The major works in this volume are the first two books of poems that Shelley published – Original Poetry; by Victor and Cazire (1810), Posthumous Fragments of Margaret Nicholson (1810) – his broadsheet, The Devil’s Walk (1812), and a fascinating book-length poem he did not manage to publish: ‘The Wandering Jew; or, The Victim of the Eternal Avenger’ (written 1809-10). There are also ‘Ten Early Poems’, most of them harvested from his letters, and a handful of verses from his Gothic novel St Irvyne (1811). This edition does not contain the poems, also written between 1809 and 1814, that Shelley assembled in his projected book of ‘minor poetry’, ‘The Esdaile Notebook’, which will be included in the second volume.
[*] Longman is also pubishing a complete Shelley, edited by Kelvin Everest and the late Geoffrey Matthews; the second volume, covering the period from 1817 to 1819, was recently released (879 pp., £95, 1 June, 0 582 03082 x). This comprehensive, accessible text is intended primarily for the use of college students; Reiman and Fraistat’s will be the definitive scholarly edition.
Letters
Vol. 22 No. 20 · 19 October 2000
From Judith Chernaik
I was astonished to see the superb new Longman edition of Shelley’s poems, edited by Kelvin Everest and the late Geoffrey Matthews, dismissed by Laura Quinney (LRB, 21 September) in a footnote as ‘intended primarily for the use of college students’, while the Reiman/Fraistat Johns Hopkins edition reviewed is described as ‘the definitive scholarly edition’. The bizarre truth is that after a century of neglect, two scholarly editions of Shelley’s complete poems are simultaneously underway, one in America, one in Britain, both meticulously edited and exhaustively annotated. Neither can claim to be definitive, because it is in the nature of scholars, editors, and even ordinary readers to disagree. And at £58 for Vol. I of ‘several’ (Johns Hopkins), or £95 for Vol. II of three (Longman), neither is within reach of college students or the general reader. But both editions should lead to cheap, reliable and comprehensive reprints, free from the errors and omissions that have plagued all editions since 1839, when Mary Shelley defied Shelley’s father and presented the complete works of this great radical poet to a still unawakened earth.
Judith Chernaik
London NW3
Editor, ‘London Review’ writes: Laura Quinney was asked to review Reiman and Fraistat’s edition, and wrote her piece, before the Everest and Matthews volume made itself known to the LRB (Longman didn’t send a copy here, or alert us to its publication). When the Longman edition came to our attention, we sent it to Dr Quinney in the belief that it would be better to mention it briefly than not at all. Putting Dr Quinney’s remarks in a footnote was an editorial decision. As to whether or not the Johns Hopkins edition is the ‘definitive scholarly’ one, it may be worth quoting from Kelvin Everest’s acknowledgments in his (very fine) Longman edition: ‘Like all students of Shelley, I am indebted to Donald Reiman, whose depth of Shelley scholarship is without parallel.’

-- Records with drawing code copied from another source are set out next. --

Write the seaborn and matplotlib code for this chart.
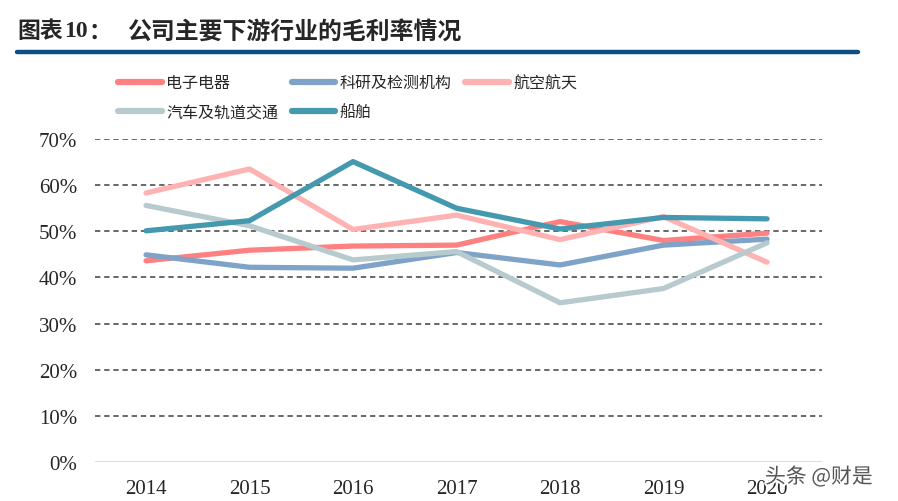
import pandas as pd
import matplotlib
matplotlib.use('Agg')
import matplotlib.pyplot as plt
import matplotlib.patheffects as pe
from matplotlib.lines import Line2D
import seaborn as sns

# data (gross margin, %)
years = [2014, 2015, 2016, 2017, 2018, 2019, 2020]
electronics = [43.6, 45.9, 46.8, 47.0, 52.1, 48.0, 49.6]
research = [44.9, 42.2, 42.0, 45.4, 42.7, 47.0, 48.3]
aerospace = [58.3, 63.5, 50.4, 53.5, 48.2, 53.2, 43.3]
auto_rail = [55.6, 51.2, 43.8, 45.6, 34.5, 37.6, 47.5]
ships = [50.1, 52.3, 65.1, 55.0, 50.5, 53.0, 52.7]

names = ['电子电器', '科研及检测机构', '航空航天', '汽车及轨道交通', '船舶']
colors = ['#FF8080', '#7FA3C8', '#FFB2B2', '#B7CACD', '#4499AF']
yticks = [0, 10, 20, 30, 40, 50, 60, 70]

df = pd.DataFrame({'year': years, names[0]: electronics, names[1]: research,
                   names[2]: aerospace, names[3]: auto_rail, names[4]: ships})
df = df.melt(id_vars='year', var_name='industry', value_name='margin')

sns.set_style('white')
plt.rcParams['font.family'] = ['Noto Sans CJK SC', 'DejaVu Sans']

fig = plt.figure(figsize=(8.98, 5.02), dpi=100)
ax = fig.add_axes([95/898, 1-463/502, 727/898, 323/502])

# grid lines
for v in yticks[1:]:
    ax.axhline(v, color='#404040', lw=1.1, ls=(0, (3.5, 2.5)), zorder=0)
ax.axhline(0, color='#D9D9D9', lw=2, zorder=0)

sns.lineplot(data=df, x='year', y='margin', hue='industry', hue_order=names,
             palette=colors, lw=3.8, ax=ax, legend=False,
             solid_capstyle='round', solid_joinstyle='round')

ax.set_xlim(2013.507, 2020.531)
ax.set_ylim(0, 70)
ax.set_xticks(years)
ax.set_yticks(yticks)
ax.set_yticklabels([f'{v}%' for v in yticks])
ax.set_xlabel('')
ax.set_ylabel('')
for s in ax.spines.values():
    s.set_visible(False)
ax.tick_params(axis='both', length=0, labelsize=15)
ax.tick_params(axis='y', pad=13)
ax.tick_params(axis='x', pad=12)
for lab in ax.get_xticklabels() + ax.get_yticklabels():
    lab.set_family('Liberation Serif')

# legend, row-major order over 3 columns
order = [0, 3, 1, 4, 2]
handles = [Line2D([], [], color=colors[i], lw=4.5, solid_capstyle='round') for i in order]
fig.legend(handles, [names[i] for i in order], ncol=3, frameon=False,
           loc='upper left', bbox_to_anchor=(112/898, 1-69/502),
           fontsize=11.5, handlelength=2.7, handletextpad=0.3,
           columnspacing=0.85, labelspacing=0.75, borderaxespad=0)

# title and rule
ty = 1 - 32/502
fig.text(17/898, ty, '图表', fontsize=16.5, fontweight='bold', va='center')
fig.text(64/898, ty, '10', fontsize=17, fontweight='bold', va='center',
         family='Liberation Serif')
fig.text(88/898, ty, '：', fontsize=16.5, fontweight='bold', va='center')
fig.text(127/898, ty, '公司主要下游行业的毛利率情况', fontsize=17.2,
         fontweight='bold', va='center')
fig.add_artist(Line2D([17/898, 858/898], [1-53/502, 1-53/502], color='#0B4F84', lw=3.2))

# watermark
fig.text(765/898, 1-478/502, '头条 @财是', fontsize=15, color='#555555', va='center',
         path_effects=[pe.withStroke(linewidth=3, foreground='white')])

fig.savefig('out.png', dpi=100)
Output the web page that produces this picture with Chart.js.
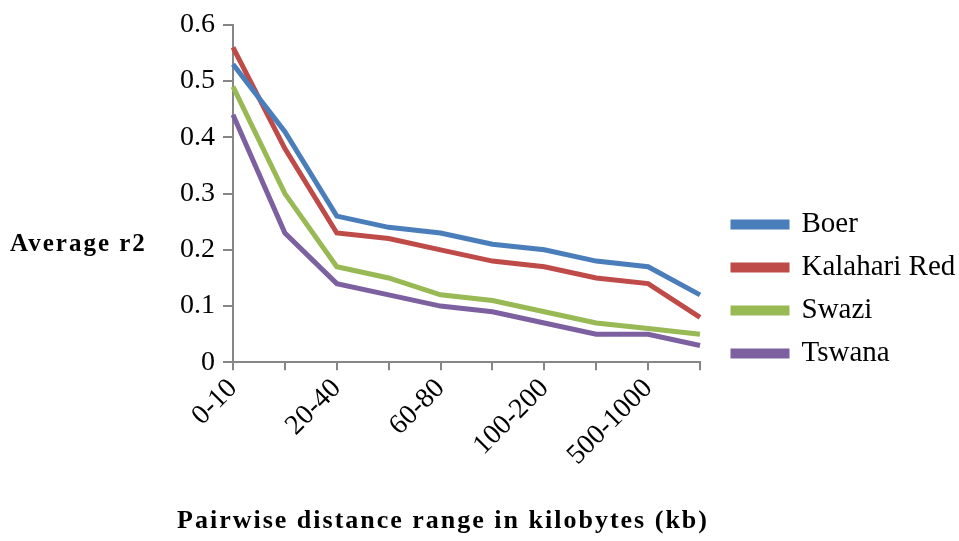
<!DOCTYPE html>
<html>
<head>
<meta charset="utf-8">
<script src="https://cdn.jsdelivr.net/npm/chart.js@4"></script>
<style>
  html, body { margin: 0; padding: 0; background: #fff; }
  #wrap { width: 959px; height: 541px; position: relative; }
</style>
</head>
<body>
<div id="wrap"><canvas id="chartLine"></canvas></div>
<script>
const categories = ["0-10", "10-20", "20-40", "40-60", "60-80", "80-100", "100-200", "200-500", "500-1000", ">1000"]
const boer = [0.53, 0.41, 0.26, 0.24, 0.23, 0.21, 0.20, 0.18, 0.17, 0.12]
const kalahariRed = [0.56, 0.38, 0.23, 0.22, 0.20, 0.18, 0.17, 0.15, 0.14, 0.08]
const swazi = [0.49, 0.30, 0.17, 0.15, 0.12, 0.11, 0.09, 0.07, 0.06, 0.05]
const tswana = [0.44, 0.23, 0.14, 0.12, 0.10, 0.09, 0.07, 0.05, 0.05, 0.03]
const yTicks = [0, 0.1, 0.2, 0.3, 0.4, 0.5, 0.6]

const yTitleText = "Average r2"
const xTitleText = "Pairwise distance range in kilobytes (kb)"

const serif = "'Liberation Serif', 'Times New Roman', serif"
const axisGray = "#868686"

function series(label, values, color) {
    return {
        label: label,
        data: values,
        borderColor: color,
        backgroundColor: color,
        borderWidth: 5,
        pointRadius: 0,
        tension: 0
    }
}

// both axis titles are plain horizontal text, spaced out a bit like the original
const axisTitles = {
    id: "axisTitles",
    afterDraw(chart) {
        const ctx = chart.ctx
        ctx.save()
        ctx.fillStyle = "#000"
        ctx.textBaseline = "middle"
        ctx.font = "bold 25px " + serif
        ctx.letterSpacing = "2px"
        ctx.textAlign = "left"
        ctx.fillText(yTitleText, 10, 245)
        ctx.font = "bold 26px " + serif
        ctx.textAlign = "center"
        ctx.fillText(xTitleText, 443, 521)
        ctx.letterSpacing = "0px"
        ctx.restore()
    }
}

// leave a gap between plot and legend: legend takes a fixed width, entries sit further right
const legendGap = {
    id: "legendGap",
    afterInit(chart) {
        const legend = chart.legend
        const fit = legend.fit
        legend.fit = function () {
            fit.call(this)
            this.width = 257
        }
    },
    afterLayout(chart) {
        const legend = chart.legend
        legend.left = 733 - legend.options.labels.padding
    }
}

const configLineChart = {
    type: "line",
    data: {
        labels: categories,
        datasets: [
            series("Boer", boer, "#4A7EBB"),
            series("Kalahari Red", kalahariRed, "#BE4B48"),
            series("Swazi", swazi, "#98B954"),
            series("Tswana", tswana, "#7D60A0")
        ]
    },
    options: {
        responsive: true,
        maintainAspectRatio: false,
        animation: false,
        layout: { padding: { left: 172, top: 14, right: 2, bottom: 67 } },
        plugins: {
            legend: {
                position: "right",
                maxWidth: 300,
                // empty title only pushes the entries down a little
                title: { display: true, text: " ", font: { size: 10 }, padding: 39 },
                labels: {
                    color: "#000",
                    boxWidth: 54,
                    boxHeight: 5,
                    padding: 14,
                    font: { family: serif, size: 29 }
                }
            },
            tooltip: { enabled: false }
        },
        scales: {
            x: {
                offset: false,
                grid: { display: true, drawOnChartArea: false, drawTicks: true, tickLength: 8, color: axisGray, lineWidth: 2 },
                border: { display: true, color: axisGray, width: 2 },
                ticks: {
                    color: "#000",
                    autoSkip: false,
                    maxRotation: 45,
                    minRotation: 45,
                    padding: 2,
                    font: { family: serif, size: 28 },
                    callback: function (value, index) {
                        return index % 2 === 0 ? categories[index] : ""
                    }
                }
            },
            y: {
                min: 0,
                max: 0.6,
                afterBuildTicks: function (axis) {
                    axis.ticks = yTicks.map(v => ({ value: v }))
                },
                grid: { display: true, drawOnChartArea: false, drawTicks: true, tickLength: 10, color: axisGray, lineWidth: 2 },
                border: { display: true, color: axisGray, width: 2 },
                ticks: {
                    color: "#000",
                    padding: 8,
                    font: { family: serif, size: 28 },
                    callback: function (value) {
                        return value === 0 ? "0" : value.toFixed(1)
                    }
                }
            }
        }
    },
    plugins: [axisTitles, legendGap]
};

var chartLine = new Chart(document.getElementById("chartLine"), configLineChart);
</script>
</body>
</html>
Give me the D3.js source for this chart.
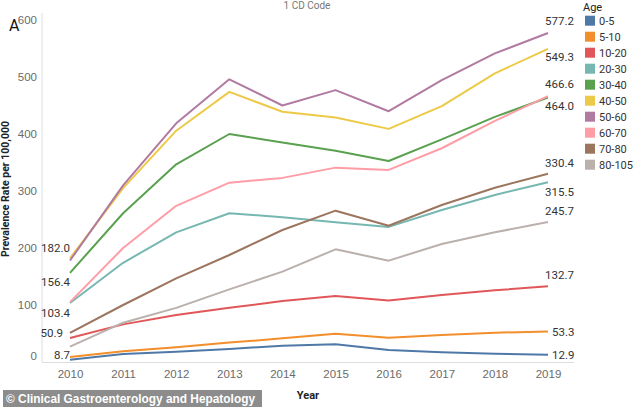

Vol. 22 No. 21 · 2 November 2000
From Arnold Rattenbury
The editorial note printed after Judith Chernaik’s letter (Letters, 19 October) seems churlish. No doubt Longman, publishers of the Everest/Matthews edition of Shelley, are poor salesmen and should not have left the LRB in darkness about their second volume, published this June. Nonetheless their Volume I – the relevant one, since it more than covers the period of the Reiman/Fraistat under review – was published in 1989 and has been long established as the pre-eminent standard. While there are minor differences in attribution and dating between the two editions, every poem printed in Reiman/Fraistat has been available in Everest/Matthews for more than ten years, and with a full (though not bloated) scholarly commentary. Reiman and Fraistat quite naturally employ Everest/ Matthews throughout as one of their chief textual and critical yardsticks. To my knowledge, Geoffrey Matthews was freely offering Reiman, and all other interested Shelleyans, his help and encouragement, and access to primary discoveries and research, right up to his untimely death in 1984. Since that sad event, Kelvin Everest has of course acknowledged both Reiman and Fraistat in the two Longman volumes so far published. It seems a final meanness that the LRB’s note – unwittingly, surely – implied a one-way indebtedness only.
Arnold Rattenbury
Ffestiniog, Merionydd
Editor, ‘London Review’ writes: No slur was intended on either the memory of Geoffrey Matthews or the Longman edition. Of course Reiman and Fraistat acknowledge and praise Matthews and Everest in their introduction, observing that ‘the modern fortunes of Shelley’s texts improved when G.M. Matthews … began re-editing all of PBS’s poetry for the Longman series.’ They also point out, however, that the Longman editions were ‘conceived as a series of student textbooks’, and that Volume I of Matthews and Everest’s edition ‘modernises some of the punctuation and orthography and does not include complete collations of either the primary sources or intervening editions’. Furthermore, Reiman and Fraistat have been able
to make effective use of the wealth of new textual evidence made available by the publication of Shelley and His Circle: 1773-1822, the catalogue of the Carl H. Pforzheimer Collection, New York Public Library (10 volumes to date, 1961-), the Shelley volumes of Manuscripts of the Younger Romantics (9 volumes, 1985-96) and The Bodleian Shelley Manuscripts (23 volumes, 1986-99), which were in the early stages of publication at the time of Matthews’s death.
This would suggest that, without in any way diminishing the achievement and contribution of Matthews, Everest and everyone else (including Judith Chernaik) involved in the Longman edition, or the importance and usefulness of those volumes, the Johns Hopkins edition promises to be the more complete, and to that extent closer to being ‘definitive’. Let’s hope this correspondence is now closed.